At least three of the prisoners, however, died in prison without having been readmitted to Communion, either from the sweating sickness then raging, or, as Foxe asserts, from the hardships they endured. For they were kept, he says, for nearly six months in a deep cave under the ground, on a diet of salt fish. By Higdon’s orders they did at least receive a Christian burial.

The heretics were crushed in Oxford, but elsewhere the movement grew apace. The printing press scattered wide-cast books and pamphlets which openly attacked the corruption of the Church and the monastic orders. Henry determined to proscribe all books that savoured of heresy. A joint committee of Oxford and Cambridge theologians was summoned to meet in London. They examined and condemned the suspected books which were submitted to them. The publication of English treatises upon Holy Scripture without ecclesiastical sanction was forbidden by royal proclamation. Versions of the Bible in the vulgar tongue were at the same time proscribed.

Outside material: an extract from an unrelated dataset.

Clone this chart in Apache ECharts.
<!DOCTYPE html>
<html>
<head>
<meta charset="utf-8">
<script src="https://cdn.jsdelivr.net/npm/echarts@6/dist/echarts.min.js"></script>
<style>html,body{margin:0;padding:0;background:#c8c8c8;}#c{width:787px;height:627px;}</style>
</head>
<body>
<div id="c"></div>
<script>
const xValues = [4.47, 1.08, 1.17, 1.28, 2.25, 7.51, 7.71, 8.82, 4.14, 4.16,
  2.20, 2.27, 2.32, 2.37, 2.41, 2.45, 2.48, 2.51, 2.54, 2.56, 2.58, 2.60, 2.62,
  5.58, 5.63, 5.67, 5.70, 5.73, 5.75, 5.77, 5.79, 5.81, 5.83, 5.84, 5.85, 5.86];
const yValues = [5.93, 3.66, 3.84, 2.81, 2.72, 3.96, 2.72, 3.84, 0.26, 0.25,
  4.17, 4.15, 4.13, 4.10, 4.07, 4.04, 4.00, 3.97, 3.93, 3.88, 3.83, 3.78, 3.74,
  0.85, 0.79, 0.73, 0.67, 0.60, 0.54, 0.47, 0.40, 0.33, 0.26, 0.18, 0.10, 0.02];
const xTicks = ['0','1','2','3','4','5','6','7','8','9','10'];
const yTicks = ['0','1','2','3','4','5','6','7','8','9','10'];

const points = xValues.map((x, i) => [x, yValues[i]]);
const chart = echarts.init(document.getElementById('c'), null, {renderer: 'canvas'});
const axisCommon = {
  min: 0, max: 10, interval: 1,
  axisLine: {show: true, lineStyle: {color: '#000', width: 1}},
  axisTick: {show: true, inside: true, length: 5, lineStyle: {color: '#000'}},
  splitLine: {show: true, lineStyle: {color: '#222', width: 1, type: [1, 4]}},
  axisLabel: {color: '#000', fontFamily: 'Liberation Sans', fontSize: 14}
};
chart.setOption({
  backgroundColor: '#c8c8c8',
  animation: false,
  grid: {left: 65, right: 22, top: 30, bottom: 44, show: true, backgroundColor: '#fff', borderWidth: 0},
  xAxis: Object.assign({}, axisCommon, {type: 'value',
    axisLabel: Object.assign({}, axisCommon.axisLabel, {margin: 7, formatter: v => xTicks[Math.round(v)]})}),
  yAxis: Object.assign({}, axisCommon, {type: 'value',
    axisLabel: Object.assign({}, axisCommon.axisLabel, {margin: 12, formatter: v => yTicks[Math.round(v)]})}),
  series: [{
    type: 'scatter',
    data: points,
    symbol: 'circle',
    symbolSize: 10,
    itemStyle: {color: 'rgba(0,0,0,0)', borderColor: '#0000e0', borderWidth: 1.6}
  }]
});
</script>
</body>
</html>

Yet this orthodox king, to whom as “Defender of the Faith,” Leo X. had sent a sword still preserved in the Ashmolean, was on the brink of a breach with Rome. For Henry, with his curious mania for matrimony, had determined to marry Anne Boleyn, but he failed to obtain from the Papal Legates in England a decree for the dissolution of his marriage. It was a failure fraught with enormous consequences. The fortunes of Oxford were involved in it. The King gladly availed himself of the suggestion of a Cambridge scholar, Thomas Cranmer, that the Universities should be called on for their judgment. They were thus placed in a position analogous to that of an œcumenical council with power to control a pontifical decree. For the Pope’s predecessor had granted a dispensation for Henry’s marriage with Catherine, his brother’s wife. Every learned man in Europe, but for bribery or threats, would have condemned Henry’s cause on its merits. But it was evident that the question would not be decided on its merits.

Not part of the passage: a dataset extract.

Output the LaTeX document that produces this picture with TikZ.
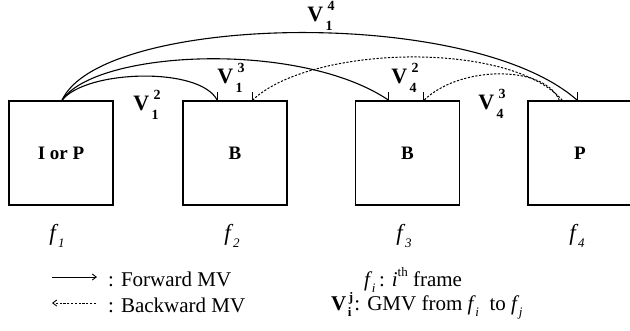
\documentclass[tikz,border=0pt]{standalone}
\usepackage{fontspec}
\setmainfont{Liberation Serif}
\usetikzlibrary{arrows.meta,calc}
\newcommand\frm[1]{\textit{f}\kern-0.5pt\raisebox{-0.3em}{\fontsize{13}{13}\selectfont\textit{#1}}}
\newcommand\gmvlab[2]{\textbf{V}\kern2.5pt\makebox[0pt][l]{\kern2pt\raisebox{0.48em}{\fontsize{14}{14}\selectfont\bfseries #2}}\raisebox{-0.4em}{\fontsize{14}{14}\selectfont\bfseries #1}\hspace{0.45em}}
\tikzset{
  framebox/.style={draw, line width=1.3pt, minimum width=104pt, minimum height=104pt, inner sep=0pt,
    font=\fontsize{19}{19}\selectfont\bfseries},
  arc/.style={line width=1.1pt},
  fwd/.style={line width=1pt, -{Straight Barb[length=4pt,width=6pt,line width=0.9pt]}},
  dotline/.style={line width=1pt, dash pattern=on 2.2pt off 1.6pt},
  bwd/.style={dotline, -{Straight Barb[length=4pt,width=6pt,line width=0.9pt]}},
  tk/.style={line width=1.1pt},
  vlab/.style={font=\fontsize{22}{22}\selectfont, inner sep=0pt},
  flab/.style={font=\fontsize{23}{23}\selectfont, inner sep=0pt},
  legtext/.style={font=\fontsize{21}{21}\selectfont, inner sep=0pt},
}
\begin{document}
\begin{tikzpicture}[x=1pt,y=-1pt]
\useasboundingbox (0,0) rectangle (630,330);
\clip (0,0) rectangle (630,330);
% frames
\node[framebox] (b1) at (61,153) {I or P};
\node[framebox] (b2) at (235,153) {B};
\node[framebox] (b3) at (407.5,153) {B};
\node[framebox] (b4) at (580,153) {P};
% arc end points
\coordinate (s1) at ($(b1.north)+(1,0)$);
\coordinate (e12) at ($(b2.north west)+(35,0)$);
\coordinate (e42) at ($(b2.north west)+(70,0)$);
\coordinate (e13) at ($(b3.north west)+(34,0)$);
\coordinate (e43) at ($(b3.north west)+(69,0)$);
\coordinate (e14) at ($(b4.north west)+(50,0)$);
\coordinate (s42) at ($(b4.north west)+(35,0)$);
\coordinate (s43) at ($(b4.north west)+(32,0)$);
% forward arcs
\draw[arc] (s1) .. controls (85,70) and (200,66) .. (e12);
\draw[arc] (s1) .. controls (95,50) and (300,40) .. (e13);
\draw[arc] (s1) .. controls (100,15) and (470,5) .. (e14);
% backward arcs
\draw[dotline] (s42) .. controls (510,40) and (310,45) .. (e42);
\draw[dotline] (s43) .. controls (545,65) and (460,65) .. (e43);
% arrow ticks
\foreach \c in {e12,e42,e13,e43,e14} \draw[tk] (\c) -- ++(0,-8);
% arc labels
\node[vlab] (l14) at (320,16) {\gmvlab{1}{4}};
\node[vlab] (l13) at (230,78) {\gmvlab{1}{3}};
\node[vlab] (l12) at (146,105) {\gmvlab{1}{2}};
\node[vlab] (l42) at (404,78) {\gmvlab{4}{2}};
\node[vlab] (l43) at (491,104) {\gmvlab{4}{3}};
% frame labels
\node[flab] (f1) at (57,236) {\frm{1}};
\node[flab] (f2) at (232,236) {\frm{2}};
\node[flab] (f3) at (404,236) {\frm{3}};
\node[flab] (f4) at (577,236) {\frm{4}};
% legend
\coordinate (fa1) at (52,277);
\coordinate (fa2) at (97,277);
\coordinate (ba1) at (96,303);
\coordinate (ba2) at (52,303);
\draw[fwd] (fa1) -- (fa2);
\draw[bwd] (ba1) -- (ba2);
\node[legtext, anchor=west] (t1) at (108,279) {: Forward MV};
\node[legtext, anchor=west] (t2) at (108,305) {: Backward MV};
\node[legtext, anchor=west] (t3) at (364,280) {\frm{i}\,: \textit{i}\raisebox{0.45em}{\fontsize{13}{13}\selectfont th} frame};
\node[legtext, anchor=west] (t4) at (331,306) {\textbf{V}\kern1.5pt\makebox[0pt][l]{\kern1pt\raisebox{0.4em}{\fontsize{13}{13}\selectfont\bfseries j}}\raisebox{-0.3em}{\fontsize{13}{13}\selectfont\bfseries i}\kern3pt: GMV from \frm{i}\ \ to \frm{j}};
\end{tikzpicture}
\end{document}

From a packed commission at Cambridge a decision favourable to a divorce was with difficulty extorted; but even so it was qualified by an important reservation. The marriage was declared illegal, if it could be proved that Catherine’s marriage with Prince Arthur had been consummated. Cambridge was praised by the King for her “wisdom and good conveyance.” Yet that reservation, if the testimony of the Queen herself was to go for anything, amounted to a conclusion against the divorce.

It was not expected that a favourable verdict would be obtained so easily from Oxford. At the end of his first letter, in which the King called upon the University to declare their minds “sincerely and truly without any abuse,” a very plain threat is added, which left no doubt as to the royal view of what could be considered “sincere and true”:

“And in case ye do not uprightly according to divine learning handle yourselves herein, ye may be assured that we, not without great cause, shall so quickly and sharply look to your unnatural misdemeanour therein that it shall not be to your quietness and ease hereafter.”